What’s encouraging is the inclusivity lens. Initiatives like Divyangjan Kaushal Yojana recognize that digital and AVGC sectors offer task-oriented roles that can create dignified livelihoods. This is workforce design, not workforce management.

AI: The Productivity Multiplier

If there is one idea that runs through this Budget without being headline-grabbing, it’s Artificial Intelligence.

From panels assessing AI’s impact on jobs, to Bharat Vistaar, a multilingual AI tool for agriculture, to Digital Knowledge Grids creating new ecosystems of research and storytelling, AI is positioned as infrastructure, not novelty.

For M&E and A&M, this matters deeply.
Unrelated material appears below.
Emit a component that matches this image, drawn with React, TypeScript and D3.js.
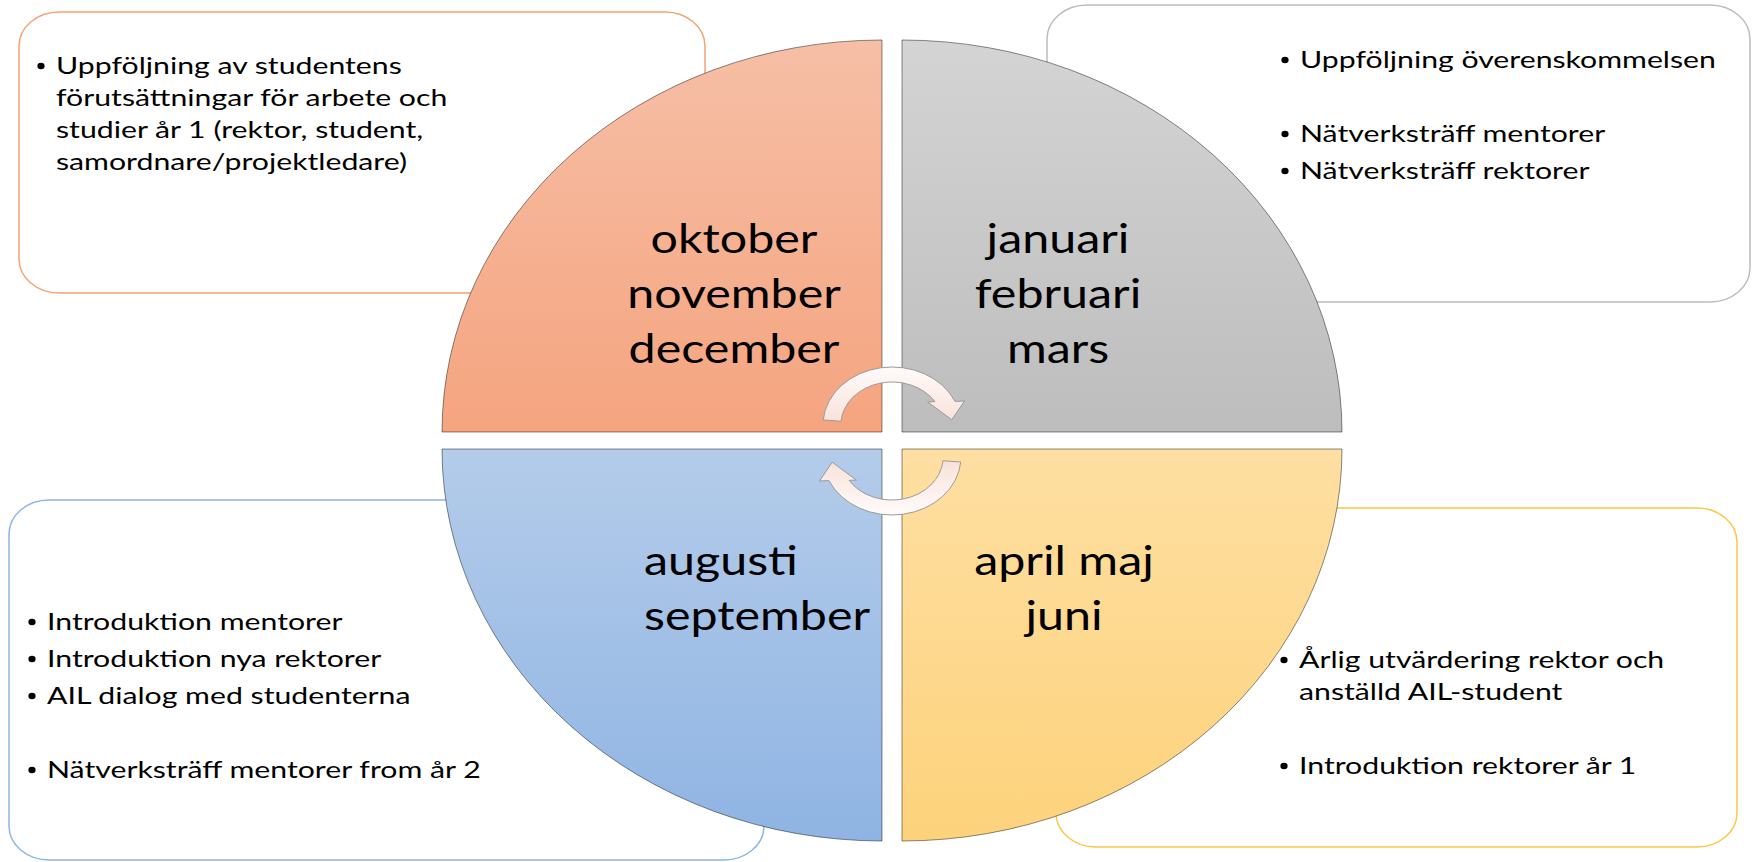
import * as d3 from "d3";

// one quarter per season, clockwise from the top right
const seasonWeights = [1, 1, 1, 1];
const seasonLabels = [
  ["januari", "februari", "mars"],
  ["april maj", "juni"],
  ["augusti", "september"],
  ["oktober", "november", "december"],
];

// activities per season, [] = empty paragraph
const janMarNotes = [
  ["Uppföljning överenskommelsen"],
  [],
  ["Nätverksträff mentorer"],
  ["Nätverksträff rektorer"],
];
const aprJunNotes = [
  ["Årlig utvärdering rektor och", "anställd AIL-student"],
  [],
  ["Introduktion rektorer år 1"],
];
const augSepNotes = [
  ["Introduktion mentorer"],
  ["Introduktion nya rektorer"],
  ["AIL dialog med studenterna"],
  [],
  ["Nätverksträff mentorer from år 2"],
];
const octDecNotes = [
  [
    "Uppföljning av studentens",
    "förutsättningar för arbete och",
    "studier år 1 (rektor, student,",
    "samordnare/projektledare)",
  ],
];
const seasonNotes = [janMarNotes, aprJunNotes, augSepNotes, octDecNotes];

/** page + wheel geometry */
const width = 1754;
const height = 862;
const cx = 892;
const cy = 440.5;
const rx = 440;
const ry = 392;
const gapX = 10;
const gapY = 8.5;
// the original slide is stretched sideways
const labelStretch = 1.21;
const noteStretch = 1.26;
const font = "Lato, 'Open Sans', sans-serif";
const lineGap = 32;
const paraGap = 37;

const styles = [
  {
    top: "#D4D4D4", bottom: "#BDBDBD", border: "#BCBCBC",
    box: { x: 1047, y: 5, w: 703, h: 297 },
    noteX: 1300, noteY: 68, labelX: 1058, labelY: 253, anchor: "middle",
  },
  {
    top: "#FEDFA2", bottom: "#FDD27B", border: "#FBC843",
    box: { x: 1056, y: 508, w: 681, h: 339 },
    noteX: 1299, noteY: 668, labelX: 1064, labelY: 575, anchor: "middle",
  },
  {
    top: "#B4CCEA", bottom: "#8FB4E3", border: "#8DB6E1",
    box: { x: 9, y: 500, w: 755, h: 360 },
    noteX: 47, noteY: 630, labelX: 644, labelY: 575, anchor: "start",
  },
  {
    top: "#F6BFA6", bottom: "#F5A47F", border: "#F2A473",
    box: { x: 19, y: 12, w: 686, h: 281 },
    noteX: 56, noteY: 74, labelX: 734, labelY: 253, anchor: "middle",
  },
];

const deg = Math.PI / 180;
const polar = (r: number, a: number): [number, number] => [
  r * Math.cos(a * deg),
  r * Math.sin(a * deg),
];

/** curved arrow ribbon, centre at 0,0 */
const arrowPath = () => {
  const R = 58;
  const r = 43;
  const tail = 185;
  const outerEnd = 336;
  const innerEnd = 327;
  const p = d3.path();
  p.moveTo(...polar(R, tail));
  p.arc(0, 0, R, tail * deg, outerEnd * deg, false);
  p.lineTo(...polar(65.5, 338.5));
  p.lineTo(...polar(50.5, 354));
  p.lineTo(...polar(37.8, 322.5));
  p.lineTo(...polar(r, innerEnd));
  p.arc(0, 0, r, innerEnd * deg, tail * deg, true);
  p.closePath();
  return p.toString();
};

const layoutNotes = (items: string[][], startY: number) => {
  const out: { text: string; y: number; first: boolean }[] = [];
  let cursor = startY - paraGap;
  items.forEach((lines) => {
    cursor += paraGap;
    lines.forEach((text, k) => {
      out.push({ text, y: cursor + k * lineGap, first: k === 0 });
    });
    if (lines.length > 1) cursor += (lines.length - 1) * lineGap;
  });
  return out;
};

const App = () => {
  const slices = d3.pie<number>().sort(null)(seasonWeights);
  const arc = d3.arc<d3.PieArcDatum<number>>().innerRadius(0).outerRadius(1);
  const arrow = arrowPath();

  return (
    <svg
      width={width}
      height={height}
      viewBox={[0, 0, width, height].join(" ")}
      style={{ position: "absolute", left: 0, top: 0, display: "block", background: "#fff" }}
    >
      <defs>
        {styles.map((s, i) => (
          <linearGradient key={i} id={`q${i}`} x1="0" y1="0" x2="0" y2="1">
            <stop offset="0" stopColor={s.top} />
            <stop offset="1" stopColor={s.bottom} />
          </linearGradient>
        ))}
        <linearGradient id="arrowFill" x1="0" y1="0" x2="0" y2="1">
          <stop offset="0" stopColor="#FFFBFA" />
          <stop offset="1" stopColor="#F8E2DA" />
        </linearGradient>
      </defs>

      {/* text boxes behind the wheel */}
      {styles.map((s, i) => (
        <rect
          key={i}
          x={s.box.x}
          y={s.box.y}
          width={s.box.w}
          height={s.box.h}
          rx={40}
          ry={34}
          fill="#fff"
          stroke={s.border}
          strokeWidth={1.5}
        />
      ))}

      {/* notes */}
      {seasonNotes.map((items, i) =>
        layoutNotes(items, styles[i].noteY).map((line, j) => (
          <g key={`${i}-${j}`}>
            {line.first && (
              <ellipse
                cx={styles[i].noteX - 15}
                cy={line.y - 8}
                rx={3.6}
                ry={3.2}
                fill="#000"
              />
            )}
            <text
              transform={`translate(${styles[i].noteX},${line.y}) scale(${noteStretch},1)`}
              style={{ fontFamily: font, fontSize: "24px" }}
              fill="#000"
            >
              {line.text}
            </text>
          </g>
        ))
      )}

      {/* wheel quarters */}
      {slices.map((d, i) => {
        const mid = (d.startAngle + d.endAngle) / 2;
        const x = cx + Math.sign(Math.sin(mid)) * gapX;
        const y = cy - Math.sign(Math.cos(mid)) * gapY;
        return (
          <path
            key={i}
            d={arc(d) ?? ""}
            transform={`translate(${x},${y}) scale(${rx},${ry})`}
            fill={`url(#q${i})`}
            stroke="rgba(0,0,0,0.45)"
            strokeWidth={1}
            vectorEffect="non-scaling-stroke"
          />
        );
      })}

      {/* season labels */}
      {seasonLabels.map((lines, i) =>
        lines.map((text, k) => (
          <text
            key={`${i}-${k}`}
            transform={`translate(${styles[i].labelX},${styles[i].labelY + k * 55}) scale(${labelStretch},1)`}
            textAnchor={styles[i].anchor}
            style={{ fontFamily: font, fontSize: "40px" }}
            fill="#000"
          >
            {text}
          </text>
        ))
      )}

      {/* cycle arrows */}
      <path
        d={arrow}
        transform={`translate(${cx},425) scale(1.19,1)`}
        fill="url(#arrowFill)"
        stroke="#9A9A9A"
        strokeWidth={1}
        vectorEffect="non-scaling-stroke"
      />
      <path
        d={arrow}
        transform={`translate(${cx},457) rotate(180) scale(1.19,1)`}
        fill="url(#arrowFill)"
        stroke="#9A9A9A"
        strokeWidth={1}
        vectorEffect="non-scaling-stroke"
      />
    </svg>
  );
};

export default App;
AI is already shaping content creation, performance marketing, personalisation, localisation and production economics. For Gen Z, AI is redefining jobs.

Economic Survey Lens: AI, But India-First

The Economic Survey makes an important course correction. It argues that India’s AI strategy must be grounded in its own economic realities. With data centre capacity projected to scale from 1.4 GW to 8 GW by 2030, compute is acknowledged as a bottleneck. At the same time, India’s strength in open-source communities is positioned as a national advantage.

The proposed AI Economic Council, distinct from governance structures, signals maturity. AI here is not just about technology. It’s about aligning deployment with education, skilling, and socio-economic priorities.

For agencies, creators and platforms, this means AI will increasingly become a layer of productivity. Those who integrate it early will compound faster.

The Bottom Line

Budget 2026 is set to build foundations.

For Media and Entertainment, it expands the creator base. For Advertising and Marketing, it strengthens the ecosystem behind attention. For Gen Z, it offers pathways. All this, while making AI unavoidable.

The opportunity now is to re-architect. Because the next phase of India’s growth will be driven by capability at population scale.